No two pregnancies are exactly the same, even for the same woman. There are inherent risks involved in carrying a baby to term, as well as in navigating the labor and delivery process. Certain issues, such as gestational diabetes, increase the risk for injury to both mother and child. That is why it is so important for an Oregon obstetrician or midwife to closely monitor every prenatal patient.
Gestational diabetes is typically diagnosed at approximately 24 to 28 weeks in a pregnancy. A mother who is gestationally diabetic is at great risk for high blood pressure, which can be a potentially dangerous condition for pregnant women. Gestational diabetes occurs in pregnant women who do not normally have a diabetic condition when they are not pregnant.
Gestational diabetes does not usually present symptoms
A woman’s body provides insulin to her baby in the womb and, in some cases, does not make enough for her own body, in addition to her child. This results in gestational diabetes. The condition is typically diagnosed by a glucose challenge test, which involves drinking a glucose solution, then taking a blood test an hour later.

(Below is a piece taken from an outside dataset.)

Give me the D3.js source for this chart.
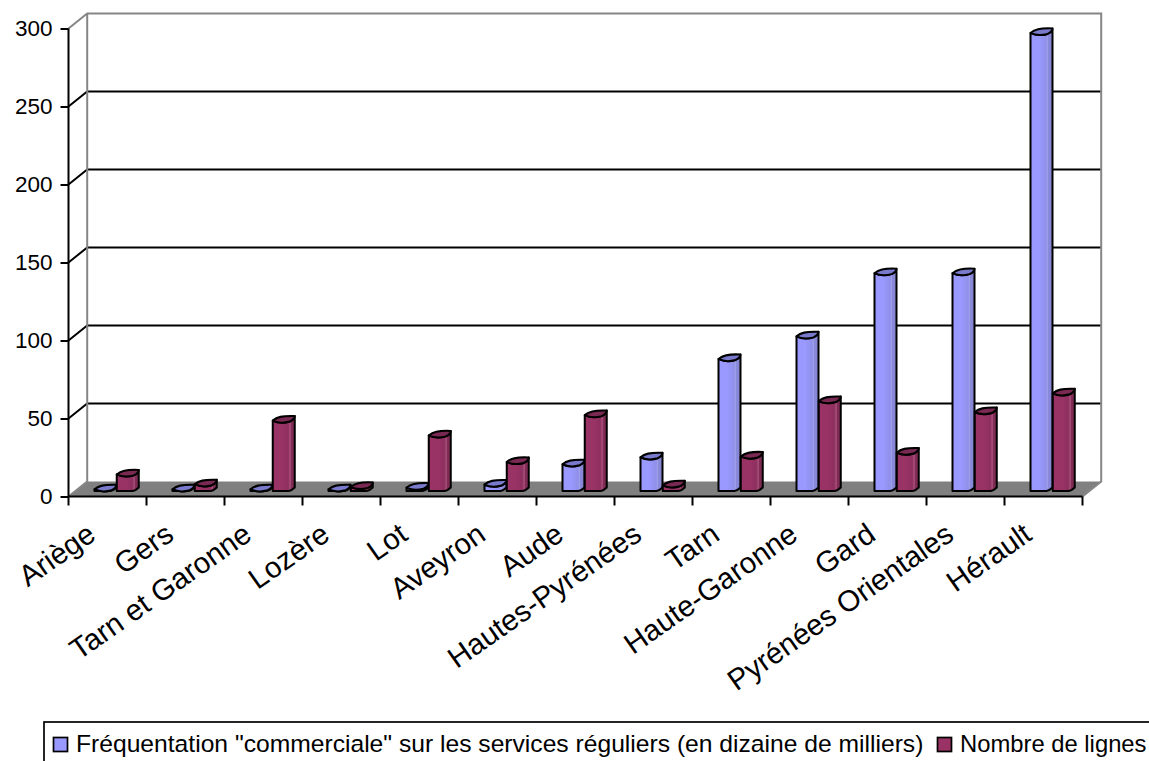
<!DOCTYPE html>
<html>
<head>
<meta charset="utf-8">
<script src="https://d3js.org/d3.v7.min.js"></script>
<style>
html,body{margin:0;padding:0;background:#fff}
svg{display:block}
text{font-family:"Liberation Sans",Arial,sans-serif;fill:#000}
</style>
</head>
<body>
<svg id="chart" width="1149" height="761"></svg>
<script>
// Departments, ordered by traffic
const categories = ["Ariège","Gers","Tarn et Garonne","Lozère","Lot","Aveyron","Aude","Hautes-Pyrénées","Tarn","Haute-Garonne","Gard","Pyrénées Orientales","Hérault"];
const seriesNames = ["Fréquentation \"commerciale\" sur les services réguliers (en dizaine de milliers)","Nombre de lignes"];
const frequentation = [0.5,0.5,0.5,0.5,1.5,3.5,16.5,21,84,98.5,139,139,293];
const lignes = [10,3.7,44.5,2,35,18,48,3,21.5,57,24,50,62];
const yTicks = [0,50,100,150,200,250,300];

const svg = d3.select("#chart");
const frontLeft = 68.5, frontRight = 1082.5, frontBase = 496.5, frontTop = 28.5;
const depthX = 18.7, depthY = -15;
const barDepthY = -8;
const barW = 22;

const x = d3.scaleBand().domain(categories).range([frontLeft, frontRight]);
const y = d3.scaleLinear().domain([0,300]).range([frontBase, frontTop]);
const inner = d3.scaleBand().domain([0,1]).range([26, 70.5]);

// Shaded fills that give the columns their rounded look
const defs = svg.append("defs");
function gradient(id, stops){
  const g = defs.append("linearGradient").attr("id",id);
  stops.forEach(([o,c])=>g.append("stop").attr("offset",o).attr("stop-color",c));
}
gradient("bodyBlue",[[0,"#9999ff"],[0.4,"#9999ff"],[0.72,"#8f8fe8"],[0.76,"#a5a5f0"],[0.8,"#8a8adb"],[1,"#8585d2"]]);
gradient("bodyRed",[[0,"#993366"],[0.45,"#993366"],[0.7,"#8d2f5e"],[0.8,"#a8507c"],[0.84,"#822c56"],[1,"#7c2a52"]]);
const topFill = ["#7a7acc","#7a2952"];
const bodyFill = ["url(#bodyBlue)","url(#bodyRed)"];

// Back wall, floor and left wall
const wallL = frontLeft + depthX, wallR = frontRight + depthX;
svg.append("polygon")
  .attr("points",[[frontLeft,frontBase],[wallL,frontBase+depthY],[wallR,frontBase+depthY],[frontRight,frontBase]].join(" "))
  .attr("fill","#808080");

const gridTicks = yTicks.filter(d=>d>0 && d<300);
svg.append("g").selectAll("path").data(gridTicks).join("path")
  .attr("d",d=>`M${frontLeft},${y(d)}L${wallL},${y(d)+depthY}L${wallR},${y(d)+depthY}`)
  .attr("fill","none").attr("stroke","#000").attr("stroke-width",2);

const wallTop = y(300)+depthY, wallBase = y(0)+depthY;
svg.append("path")
  .attr("d",`M${frontLeft},${y(300)}L${wallL},${wallTop}L${wallR},${wallTop}L${wallR},${wallBase}L${frontRight},${frontBase}`)
  .attr("fill","none").attr("stroke","#868686").attr("stroke-width",2);
svg.append("path")
  .attr("d",`M${wallL},${wallTop}L${wallL},${wallBase}L${frontLeft},${frontBase}`)
  .attr("fill","none").attr("stroke","#868686").attr("stroke-width",2);

// Columns: skewed ellipse on top, rounded shaft below
function topPath(l,t){
  const r = l+barW;
  return `M${l},${t+1.5}C${l+4},${t-2} ${l+9},${t-3.5} ${r},${t-3}`+
         `C${r},${t-1} ${r-2},${t+1} ${r-5},${t+2.5}C${r-10},${t+4} ${l+5},${t+4} ${l},${t+1.5}Z`;
}
function bodyPath(l,t,b){
  const r = l+barW;
  return `M${l},${t+1.5}L${l},${b+2.5}L${r-6},${b+2.5}C${r-3},${b+2} ${r-1},${b} ${r},${b-1}L${r},${t-3}`+
         `C${r},${t-1} ${r-2},${t+1} ${r-5},${t+2.5}C${r-10},${t+4} ${l+5},${t+4} ${l},${t+1.5}Z`;
}

const barData = [];
categories.forEach((c,i)=>{
  barData.push({c,s:0,v:frequentation[i]});
  barData.push({c,s:1,v:lignes[i]});
});
const bars = svg.append("g").selectAll("g").data(barData).join("g");
bars.append("path")
  .attr("d",d=>bodyPath(x(d.c)+inner(d.s), y(d.v)+barDepthY, y(0)+barDepthY))
  .attr("fill",d=>bodyFill[d.s]).attr("stroke","#000").attr("stroke-width",2).attr("stroke-linejoin","round");
bars.append("path")
  .attr("d",d=>topPath(x(d.c)+inner(d.s), y(d.v)+barDepthY))
  .attr("fill",d=>topFill[d.s]).attr("stroke","#000").attr("stroke-width",2).attr("stroke-linejoin","round");

// Axes
const yAxis = d3.axisLeft(y).tickValues(yTicks).tickSize(8).tickPadding(8).tickFormat(d3.format("d"));
const gy = svg.append("g").attr("transform",`translate(${frontLeft},0)`).call(yAxis);
gy.selectAll("path,line").attr("stroke","#000").attr("stroke-width",2);
gy.select(".domain").attr("d",`M0,${y(300)}V${y(0)}`);
gy.selectAll("text").style("font-size","22.5px").attr("fill","#000");

const xAxis = d3.axisBottom(x).tickSize(9).tickFormat(()=>"" );
const gx = svg.append("g").attr("transform",`translate(0,${frontBase})`).call(xAxis);
gx.selectAll(".tick").remove();
gx.select(".domain").attr("d",`M${frontLeft},0H${frontRight}`).attr("stroke","#000").attr("stroke-width",2.2);
gx.selectAll("line.sep").data(categories.concat(["end"])).join("line").attr("class","sep")
  .attr("x1",(d,i)=>x.step()*i+frontLeft).attr("x2",(d,i)=>x.step()*i+frontLeft)
  .attr("y1",0).attr("y2",9).attr("stroke","#000").attr("stroke-width",2);

// Slanted department names
svg.append("g").selectAll("text").data(categories).join("text")
  .attr("text-anchor","end")
  .attr("transform",d=>`translate(${x(d)+x.bandwidth()/2-10},${frontBase+42}) rotate(-35)`)
  .style("font-size","29.5px")
  .text(d=>d);

// Legend
const legend = svg.append("g");
legend.append("rect").attr("x",44).attr("y",722).attr("width",1125).attr("height",60)
  .attr("fill","#fff").attr("stroke","#000").attr("stroke-width",1.7);
const legendX = [53.5,937.5];
const legendFont = ["24.65px","23.8px"];
const legendItems = legend.selectAll("g").data(seriesNames).join("g");
legendItems.append("rect")
  .attr("x",(d,i)=>legendX[i]).attr("y",737.5).attr("width",14).attr("height",14)
  .attr("fill",(d,i)=>["#9999ff","#993366"][i]).attr("stroke","#000").attr("stroke-width",1.7);
legendItems.append("text")
  .attr("x",(d,i)=>legendX[i]+22.5).attr("y",752)
  .style("font-size",(d,i)=>legendFont[i])
  .text(d=>d);
</script>
</body>
</html>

Monitoring gestational diabetes to keep mom and baby safe
A pregnant woman with gestational diabetes must be closely monitored through regular blood tests, restricted diet and other measures. Failure to diagnose or treat the condition places a mother and her infant at great risk for injury. Babies of gestationally diabetic mothers (especially those whose conditions are not being controlled) are often too large to fit through the birth canal. If a woman or her child suffers injury because of medical negligence associated with gestational diabetes, restitution may be sought by filing a personal injury claim in a civil court.